Hon’ble Rajasthan High Court, in M/s Rahul agency. v Union of India [Order dtd 27.05.2021 in WP 7351 of 2021]has been pleased to issue notices to respondents wherein validity of Section 16(2)(c) read with Rule 86A are challenged.
A Division Bench of the  Rajasthan High Court issued Notices to Respondents including Finance ministry on
Section16(2)(C) which provides that input tax credit (ITC) must be allowed to the recipient only when the supplier had discharged the output liability through utilisation of the ITC admissible in respect of the supply or by cash.
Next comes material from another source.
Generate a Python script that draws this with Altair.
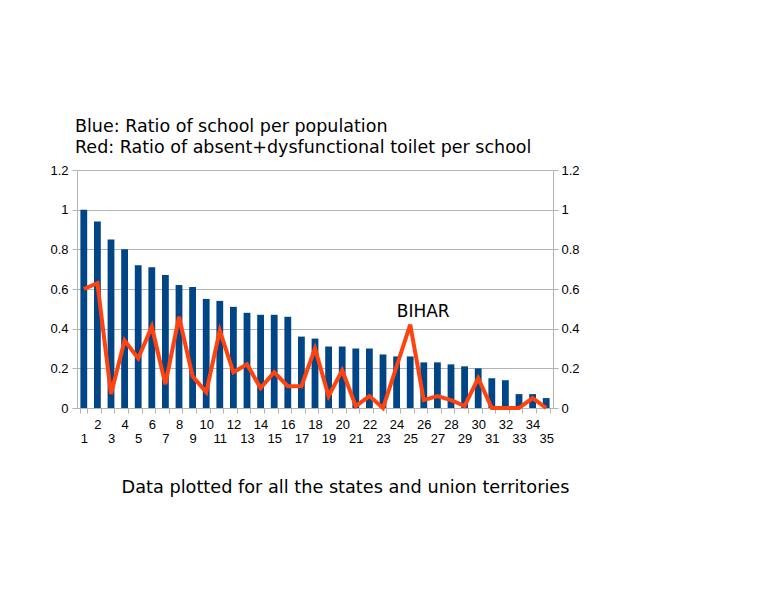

The matter was argued by Advocate Vikas Balia and Advocate Mayank Taparia on the ground that denying ITC to a buyer of goods and services would tantamount to treating both the ‘guilty purchasers’ and the ‘innocent purchasers’ at par whereas they constitute two different classes. The petition further stated that denying ITC to a buyer of goods or services for default of the supplier of goods or services would tantamount to shifting the incidence of tax from the supplier to the buyer, over whom it has no control whatsoever, is arbitrary and irrational & therefore violative of the Article 14, Article 19(1)(g) and Article 300A of the Constitution of India. It would also clearly frustrate the underlying objective of removal of cascading effect of tax as stated in the Statement of object and reasons of the Constitution (One Hundred And Twenty-Second Amendment) Bill, 2014.